WHAT THE TASK REQUIRES:
Copy down every line where the string "code" shows up.

----- INPUT DATA

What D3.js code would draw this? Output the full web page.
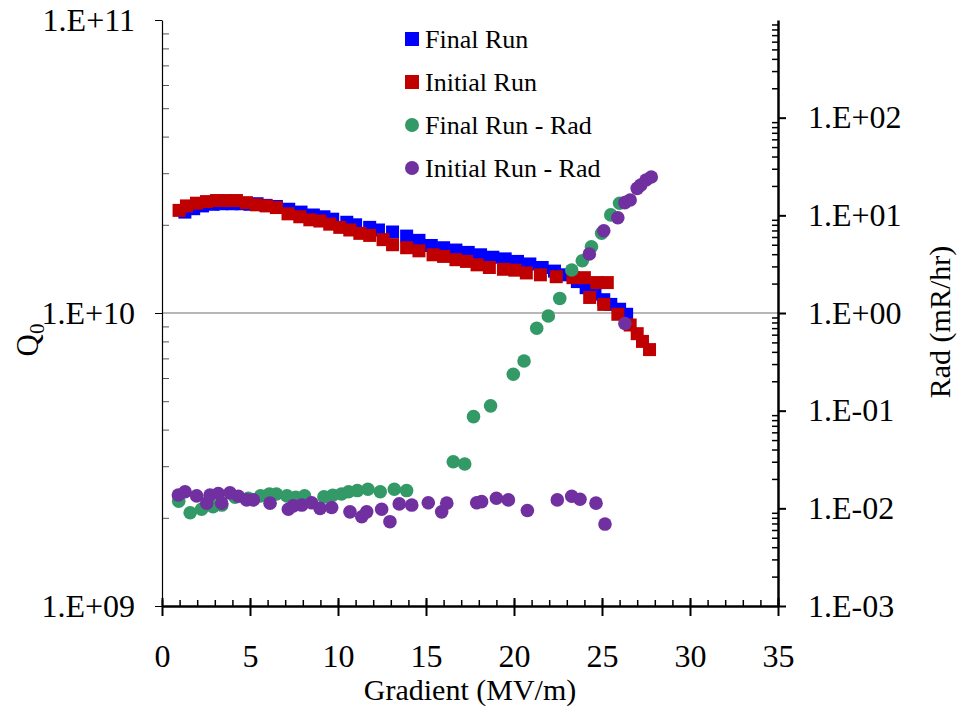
<!DOCTYPE html>
<html>
<head>
<meta charset="utf-8">
<script src="https://cdn.jsdelivr.net/npm/d3@7"></script>
<style>
  body { margin: 0; background: #fff; }
  svg text { font-family: "Liberation Serif", "Times New Roman", serif; }
</style>
</head>
<body>
<div id="chart"></div>
<script>
// Final Run (Q0 vs gradient)
const finalGrad = [1.3, 1.8, 2.3, 2.9, 3.4, 4.0, 4.5, 5.0, 5.4, 5.9, 6.5, 7.2, 7.9, 8.6, 9.2, 9.7, 10.5, 11.0, 11.8, 12.3, 13.1, 13.9, 14.6, 15.3, 16.0, 16.7, 17.4, 18.1, 18.8, 19.5, 20.2, 20.9, 21.6, 22.3, 23.0, 23.6, 24.1, 24.6, 25.1, 25.5, 26.0, 26.4];
const finalQ = [2.21e10, 2.27e10, 2.32e10, 2.35e10, 2.36e10, 2.36e10, 2.36e10, 2.35e10, 2.36e10, 2.33e10, 2.31e10, 2.26e10, 2.21e10, 2.16e10, 2.13e10, 2.09e10, 2.04e10, 2.00e10, 1.96e10, 1.92e10, 1.89e10, 1.83e10, 1.77e10, 1.70e10, 1.67e10, 1.64e10, 1.61e10, 1.58e10, 1.55e10, 1.53e10, 1.50e10, 1.47e10, 1.43e10, 1.39e10, 1.35e10, 1.28e10, 1.22e10, 1.16e10, 1.11e10, 1.07e10, 1.03e10, 0.99e10];

// Initial Run (Q0 vs gradient)
const initGrad = [0.97, 1.39, 1.96, 2.53, 3.1, 3.66, 4.23, 4.8, 5.37, 5.94, 6.5, 7.16, 7.83, 8.4, 8.97, 9.53, 10.1, 10.67, 11.24, 11.8, 12.56, 13.1, 13.9, 14.6, 15.4, 16.0, 16.7, 17.3, 17.9, 18.6, 19.4, 20.05, 20.7, 21.5, 22.4, 23.35, 24.0, 24.7, 25.3, 24.3, 25.1, 25.9, 26.6, 27.0, 27.3, 27.7];
const initQ = [2.24e10, 2.32e10, 2.37e10, 2.40e10, 2.42e10, 2.42e10, 2.42e10, 2.38e10, 2.34e10, 2.32e10, 2.29e10, 2.18e10, 2.13e10, 2.08e10, 2.06e10, 2.01e10, 1.96e10, 1.92e10, 1.87e10, 1.84e10, 1.78e10, 1.71e10, 1.67e10, 1.63e10, 1.58e10, 1.56e10, 1.52e10, 1.50e10, 1.46e10, 1.43e10, 1.41e10, 1.40e10, 1.37e10, 1.35e10, 1.33e10, 1.32e10, 1.32e10, 1.27e10, 1.27e10, 1.13e10, 1.07e10, 0.99e10, 0.91e10, 0.85e10, 0.80e10, 0.75e10];

// Final Run - Rad (mR/hr)
const finalRadGrad = [0.95, 1.6, 2.25, 2.9, 3.4, 4.15, 4.9, 5.6, 6.1, 6.5, 7.1, 7.6, 8.1, 9.2, 9.7, 10.2, 10.6, 11.1, 11.7, 12.4, 13.2, 13.9, 16.55, 17.2, 17.7, 18.67, 19.96, 20.57, 21.29, 21.95, 22.6, 23.28, 23.88, 24.4, 24.98, 25.5, 26.0];
const finalRad = [0.0118, 0.0090, 0.0098, 0.0104, 0.0108, 0.0130, 0.0127, 0.0134, 0.0140, 0.0140, 0.0134, 0.0130, 0.0134, 0.0131, 0.0136, 0.0140, 0.0148, 0.0152, 0.0157, 0.0148, 0.0157, 0.0152, 0.030, 0.0284, 0.0868, 0.112, 0.236, 0.322, 0.697, 0.932, 1.41, 2.76, 3.43, 4.77, 6.55, 10.1, 13.3];

// Initial Run - Rad (mR/hr)
const initRadGrad = [0.93, 1.31, 1.97, 2.54, 2.73, 3.2, 3.39, 3.86, 4.34, 4.81, 5.19, 6.14, 7.18, 7.46, 7.94, 8.5, 8.98, 9.64, 10.68, 11.35, 11.63, 12.48, 12.95, 13.48, 14.19, 15.13, 15.89, 16.18, 17.88, 18.16, 19.0, 19.68, 20.76, 22.46, 23.28, 23.75, 24.66, 25.17, 24.28, 25.1, 25.9, 26.3, 26.3, 26.6, 27.0, 27.2, 27.5, 27.8];
const initRad = [0.0137, 0.0148, 0.0134, 0.0113, 0.0137, 0.0142, 0.0113, 0.0144, 0.0133, 0.0122, 0.0122, 0.0113, 0.0098, 0.0106, 0.0108, 0.0114, 0.0100, 0.0102, 0.0092, 0.0082, 0.0092, 0.0098, 0.0073, 0.0111, 0.0108, 0.0114, 0.0092, 0.0113, 0.0114, 0.0117, 0.0127, 0.0122, 0.0095, 0.0122, 0.0133, 0.0124, 0.0113, 0.0069, 4.02, 6.96, 9.46, 0.78, 13.5, 14.35, 18.9, 20.4, 23.0, 24.7];

const xTicks = [0, 5, 10, 15, 20, 25, 30, 35];
const qTicks = [1e9, 1e10, 1e11];
const radTicks = [1e-3, 1e-2, 1e-1, 1e0, 1e1, 1e2];

const legendItems = [
  {label: "Final Run", color: "#0000FF", shape: "square"},
  {label: "Initial Run", color: "#C00000", shape: "square"},
  {label: "Final Run - Rad", color: "#339966", shape: "circle"},
  {label: "Initial Run - Rad", color: "#7030A0", shape: "circle"}
];

const width = 959, height = 711;
const plotL = 162, plotR = 778, plotT = 20, plotB = 606;

const svg = d3.select("#chart").append("svg")
  .attr("width", width)
  .attr("height", height);

// scales
const x = d3.scaleLinear().domain([0, 35]).range([plotL, plotR]);
const yQ = d3.scaleLog().domain([1e9, 1e11]).range([plotB, plotT]);
const yR = d3.scaleLog().domain([1e-3, 1e3]).range([plotB, plotT]);

function expLabel(v) {
  const e = Math.round(Math.log10(v));
  return "1.E" + (e < 0 ? "-" : "+") + String(Math.abs(e)).padStart(2, "0");
}

function minorsOf(scale) {
  const [a, b] = scale.domain();
  const out = [];
  for (let e = Math.round(Math.log10(a)); e < Math.round(Math.log10(b)); e++) {
    for (let m = 2; m <= 9; m++) out.push(m * Math.pow(10, e));
  }
  return out;
}

// gridline at 1e10
svg.append("line")
  .attr("x1", plotL).attr("x2", plotR)
  .attr("y1", yQ(1e10)).attr("y2", yQ(1e10))
  .attr("stroke", "#707070").attr("stroke-width", 1.2);

// left axis: minor ticks inside
svg.append("g")
  .attr("transform", `translate(${plotL},0)`)
  .call(d3.axisRight(yQ).tickValues(minorsOf(yQ)).tickSize(7).tickFormat(""))
  .call(g => g.select(".domain").remove())
  .call(g => g.selectAll("line").attr("stroke", "#555"));

// left axis: majors outside
const leftAxis = svg.append("g")
  .attr("transform", `translate(${plotL},0)`)
  .call(d3.axisLeft(yQ).tickValues(qTicks).tickSize(7).tickSizeOuter(0).tickPadding(20).tickFormat(expLabel));
leftAxis.select(".domain").attr("stroke", "#000").attr("stroke-width", 1.2);
leftAxis.selectAll("text").attr("font-size", 32).attr("fill", "#000")
  .attr("font-family", "Liberation Serif");

// right axis: minor ticks inside
svg.append("g")
  .attr("transform", `translate(${plotR},0)`)
  .call(d3.axisLeft(yR).tickValues(minorsOf(yR)).tickSize(6).tickFormat(""))
  .call(g => g.select(".domain").remove())
  .call(g => g.selectAll("line").attr("stroke", "#000").attr("stroke-width", 1.5));

// right axis: majors
const rightAxis = svg.append("g")
  .attr("transform", `translate(${plotR},0)`)
  .call(d3.axisRight(yR).tickValues(radTicks).tickSize(8).tickSizeOuter(0).tickPadding(22).tickFormat(expLabel));
rightAxis.select(".domain").attr("stroke", "#000").attr("stroke-width", 2.5);
rightAxis.selectAll("line").attr("stroke-width", 2);
rightAxis.selectAll("text").attr("font-size", 32).attr("fill", "#000")
  .attr("font-family", "Liberation Serif");

// x axis: minor ticks inside
svg.append("g")
  .attr("transform", `translate(0,${plotB})`)
  .call(d3.axisTop(x).tickValues(d3.range(0, 36, 1)).tickSize(6).tickFormat(""))
  .call(g => g.select(".domain").remove())
  .call(g => g.selectAll("line").attr("stroke", "#000").attr("stroke-width", 1.5));

// x axis: majors crossing
const xAxis = svg.append("g")
  .attr("transform", `translate(0,${plotB})`)
  .call(d3.axisBottom(x).tickValues(xTicks).tickSize(10).tickSizeOuter(0).tickPadding(28));
xAxis.select(".domain").attr("stroke", "#000").attr("stroke-width", 2.5);
xAxis.selectAll(".tick line").attr("y1", -8).attr("stroke-width", 2);
xAxis.selectAll("text").attr("font-size", 32).attr("fill", "#000")
  .attr("font-family", "Liberation Serif");

// axis titles
svg.append("text")
  .attr("x", (plotL + plotR) / 2).attr("y", 700)
  .attr("text-anchor", "middle")
  .attr("font-size", 30)
  .text("Gradient (MV/m)");

const qTitle = svg.append("text")
  .attr("transform", `translate(38,340) rotate(-90)`)
  .attr("text-anchor", "middle")
  .attr("font-size", 31);
qTitle.append("tspan").text("Q");
qTitle.append("tspan").attr("font-size", 21).attr("dy", 6).text("0");

svg.append("text")
  .attr("transform", `translate(950,322) rotate(-90)`)
  .attr("text-anchor", "middle")
  .attr("font-size", 30)
  .text("Rad (mR/hr)");

// data marks
const sq = 13, rad = 6.8;
function squares(gs, qs, color) {
  svg.append("g").selectAll("rect")
    .data(d3.zip(gs, qs))
    .join("rect")
    .attr("x", d => x(d[0]) - sq / 2)
    .attr("y", d => yQ(d[1]) - sq / 2)
    .attr("width", sq).attr("height", sq)
    .attr("fill", color);
}
function circles(gs, rs, color) {
  svg.append("g").selectAll("circle")
    .data(d3.zip(gs, rs))
    .join("circle")
    .attr("cx", d => x(d[0]))
    .attr("cy", d => yR(d[1]))
    .attr("r", rad)
    .attr("fill", color);
}
squares(finalGrad, finalQ, legendItems[0].color);
squares(initGrad, initQ, legendItems[1].color);
circles(finalRadGrad, finalRad, legendItems[2].color);
circles(initRadGrad, initRad, legendItems[3].color);

// legend
const legend = svg.append("g").attr("transform", "translate(412,39)");
legendItems.forEach((d, i) => {
  const row = legend.append("g").attr("transform", `translate(0,${i * 43})`);
  if (d.shape === "square") {
    row.append("rect").attr("x", -7).attr("y", -7).attr("width", 14).attr("height", 14).attr("fill", d.color);
  } else {
    row.append("circle").attr("r", 7).attr("fill", d.color);
  }
  row.append("text").attr("x", 13).attr("y", 9).attr("font-size", 26).text(d.label);
});
</script>
</body>
</html>
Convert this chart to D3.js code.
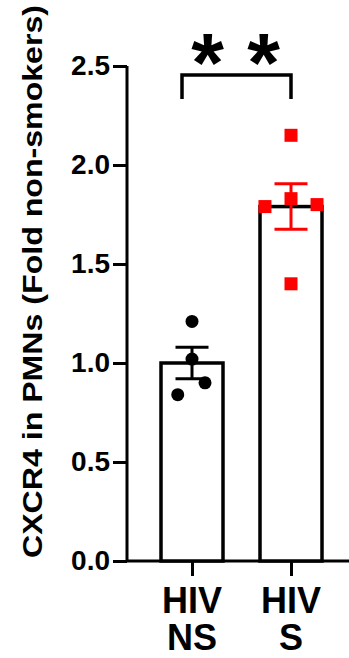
<!DOCTYPE html>
<html>
<head>
<meta charset="utf-8">
<script src="https://cdn.jsdelivr.net/npm/d3@7"></script>
<style>
  body { margin: 0; background: #fff; }
  svg text { font-family: "Liberation Sans", Arial, sans-serif; font-weight: bold; }
</style>
</head>
<body>
<div id="chart"></div>
<script>
// groups and values
const groups = ['HIV NS', 'HIV S'];
const groupLines = [['HIV', 'NS'], ['HIV', 'S']];
const groupColors = ['#000000', '#ff0000'];
const means = [1.00, 1.79];
const sems = [0.08, 0.115];
// individual points: value and small horizontal offset (fraction of bar width)
const nsPoints = [1.21, 1.02, 0.90, 0.84];
const nsJitter = [0, 0, 0.21, -0.23];
const sPoints = [2.15, 1.83, 1.79, 1.80, 1.40];
const sJitter = [0, 0, -0.42, 0.42, 0];
const yTicks = [0.0, 0.5, 1.0, 1.5, 2.0, 2.5];
const sigLabel = '* *';

const W = 349, H = 658;
const svg = d3.select('#chart').append('svg')
  .attr('width', W).attr('height', H);

const y = d3.scaleLinear().domain([0, 2.5]).range([561, 66]);
const x = d3.scalePoint().domain(groups).range([192, 291]);
const barW = 62;
const axisX = 127;

// y axis
const yAxis = svg.append('g')
  .attr('transform', `translate(${axisX},0)`)
  .call(d3.axisLeft(y).tickValues(yTicks).tickFormat(d3.format('.1f'))
    .tickSize(14).tickPadding(3));
yAxis.select('.domain').attr('stroke-width', 3).attr('d', `M0,${y(2.5)}V${y(0)}`);
yAxis.selectAll('.tick line').attr('stroke-width', 3);
yAxis.selectAll('.tick text').attr('font-size', 28).attr('fill', '#000');

// x axis
const xAxis = svg.append('g')
  .attr('transform', `translate(0,${y(0)})`)
  .call(d3.axisBottom(x).tickSize(15).tickFormat(''));
xAxis.select('.domain').attr('stroke-width', 3).attr('d', `M${axisX},0H${W + 2}`);
xAxis.selectAll('.tick line').attr('stroke-width', 3);

// x labels
groups.forEach((g, i) => {
  const t = svg.append('text')
    .attr('x', x(g)).attr('y', 613)
    .attr('text-anchor', 'middle')
    .attr('font-size', 36).attr('fill', '#000');
  groupLines[i].forEach((line, j) => {
    t.append('tspan').attr('x', x(g)).attr('dy', j === 0 ? 0 : 37).text(line);
  });
});

// y label
svg.append('text')
  .attr('transform', `translate(42,${(5 + 558) / 2}) rotate(-90)`)
  .attr('text-anchor', 'middle')
  .attr('font-size', 28)
  .attr('textLength', 553).attr('lengthAdjust', 'spacingAndGlyphs')
  .attr('fill', '#000')
  .text('CXCR4 in PMNs (Fold non-smokers)');

// bars
svg.selectAll('rect.bar')
  .data(groups)
  .enter().append('rect')
  .attr('class', 'bar')
  .attr('x', d => x(d) - barW / 2)
  .attr('y', (d, i) => y(means[i]))
  .attr('width', barW)
  .attr('height', (d, i) => y(0) - y(means[i]))
  .attr('fill', '#fff')
  .attr('stroke', '#000')
  .attr('stroke-width', 3.5);

// points
svg.selectAll('circle.pt')
  .data(nsPoints)
  .enter().append('circle')
  .attr('class', 'pt')
  .attr('cx', (d, i) => x(groups[0]) + nsJitter[i] * barW)
  .attr('cy', d => y(d))
  .attr('r', 6.5)
  .attr('fill', groupColors[0]);

svg.selectAll('rect.pt')
  .data(sPoints)
  .enter().append('rect')
  .attr('class', 'pt')
  .attr('x', (d, i) => x(groups[1]) + sJitter[i] * barW - 6.5)
  .attr('y', d => y(d) - 6.5)
  .attr('width', 13).attr('height', 13)
  .attr('fill', groupColors[1]);

// error bars (SEM)
const capW = 33;
groups.forEach((g, i) => {
  const e = svg.append('g')
    .attr('stroke', groupColors[i]).attr('stroke-width', 3);
  const cx = x(g);
  e.append('line').attr('x1', cx).attr('x2', cx)
    .attr('y1', y(means[i] + sems[i])).attr('y2', y(means[i] - sems[i]));
  [means[i] + sems[i], means[i] - sems[i]].forEach(v => {
    e.append('line').attr('x1', cx - capW / 2).attr('x2', cx + capW / 2)
      .attr('y1', y(v)).attr('y2', y(v));
  });
});

// significance bracket
const bx1 = x(groups[0]) - 10, bx2 = x(groups[1]);
svg.append('path')
  .attr('d', `M${bx1},${y(2.333)}V${y(2.455)}H${bx2}V${y(2.333)}`)
  .attr('fill', 'none').attr('stroke', '#000').attr('stroke-width', 3.5);

svg.append('text')
  .attr('x', (bx1 + bx2) / 2 - 1).attr('y', 92)
  .attr('text-anchor', 'middle')
  .attr('font-size', 84)
  .attr('fill', '#000')
  .text(sigLabel);
</script>
</body>
</html>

----------

EXERCISE RESPONSE:
What D3.js code would draw this? Output the full web page.
Convert this chart to D3.js code.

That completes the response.